Para o senador Jorge Bornhausen (PFL-SC), a investigação sobre a operação contra o caseiro pode ser comparada aos trabalhos para apurar os culpados pela bomba do Riocentro, atentado cometido em 1981 no Rio de Janeiro. Incapaz de investigar um atentado do porão militar que alcançava oficiais de alta patente, o presidente João Figueiredo aceitou um inquérito fraudado, que não apontava responsáveis e não punia ninguém.

Lembrando que não se deve confundir épocas nem personagens, Bornhausen observa que "a dificuldade já demonstrada pelo governo Lula para punir os autores de um crime gravíssimo é muito semelhante àquilo que se viu no Riocentro". O resultado da investigação do crime contra o caseiro pode definir a natureza íntima do governo Lula e sua capacidade para fazer cumprir a lei, mesmo quando isso implica prejudicar amigos. O inquérito do Riocentro foi um serviço dirigido e fraudado. Concluiu que o atentado foi obra de uma organização de esquerda.

Após o processo de impeachment de Fernando Collor, criou-se a convicção de que o Brasil começara a aperfeiçoar os costumes políticos. Foi uma ilusão tão grande quanto a idéia de que o fim do regime militar iria resolver, por encanto, os grandes problemas nacionais. A democracia garantiu a liberdade, que é uma mercadoria sem preço, mas deixou o resto do trabalho para pessoas de carne e osso - e isso sempre tem um preço, surpreendentemente alto, convém admitir, certas vezes.

O processo de impeachment foi só o início de uma faxina permanente. Apontado como punição exemplar, não serviu de exemplo para ninguém. Foi depois dele que Paulo Maluf montou um esquema para enviar milhões de dólares para o Exterior, conforme investigações do Ministério Público. Também nessa época o PT aperfeiçoou a caça às receitas clandestinas nas prefeituras. Para 29% da população, a corrupção é um drama mais grave do que a pobreza e a educação, diz uma pesquisa do Instituto Ipsos.

Muitos homens que ajudaram a democratizar o País e a combater a corrupção andam por Brasília como senhores cansados. Têm orgulho do passado, mas não suportam cenas do presente. Quando se pede uma idéia para enfrentar a situação, eles reagem como se já tivessem experimentado tudo e nada tivesse dado certo. Alguns perderam amigos na bandalheira e outros os viram se salvar a partir de acordos vergonhosos.

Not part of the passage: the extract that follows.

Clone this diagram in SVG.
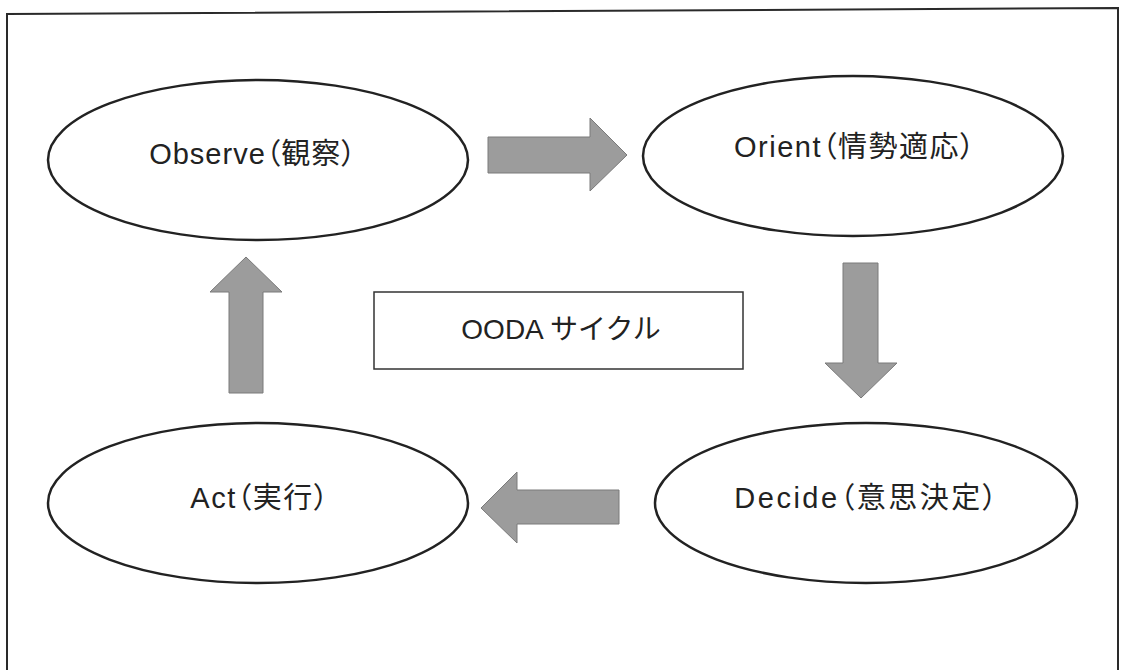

No auge da crise, no ano passado, o senador Pedro Simon (PMDB-RS) se mobilizou para impedir a abertura de um processo de impeachment contra Lula. Simon tinha certeza de que havia indícios para investigar Lula desde que Duda Mendonça contou que recebera dinheiro num paraíso fiscal. Mas preferiu dar uma segunda chance ao presidente. Chegou a acreditar que "Lula poderia limpar o governo e dar a volta por cima", conforme diz, com a voz baixa e triste. "Ele tirou ministros, mudou a direção do PT. Falava em ética, pediu desculpas. Mas não fez nada. Agora, persegue quem quer apurar corrupção. Todo mundo está fazendo barganha para tirar nome no relatório da CPI. É incrível, mas Collor teve mais dignidade."

O deputado Fernando Gabeira (PV-RJ) afirma que "o País está sendo ultrajado" com a operação do caseiro. "Isso não é ação de governo, mas de máfia, que usa a polícia, a Caixa Econômica e o que for necessário para defender seus interesses." Gabeira enxerga na operação gesto típico de Estado policial, que atravessa direitos individuais e manipula a opinião pública.

Para o ex-ministro das Comunicações e deputado Miro Teixeira (PDT-RJ), o mais espantoso foi a " naturalidade com que se cometeu um crime grave". "Seus autores não ficaram sequer preocupados em esconder o que haviam feito." Miro acha que o episódio demonstra que as autoridades têm certeza de que no Brasil pobre nunca vai procurar seus direitos. "E não vai mesmo. Não tem juiz, o processo não anda, tudo demora. Como ter democracia assim?"

Neste cenário de perplexidade e desencanto - Simon ligou-se a Lula nas greves do ABC, Gabeira era petista no início do governo, Miro é ex-ministro - ocorreu a dança da deputada Ângela Guadagnin (PT-SP) para celebrar o acordão que livrou mais dois deputados acusados no mensalão. A cena serviu para lembrar que, ao saudar a impunidade, o que se atinge é a democracia.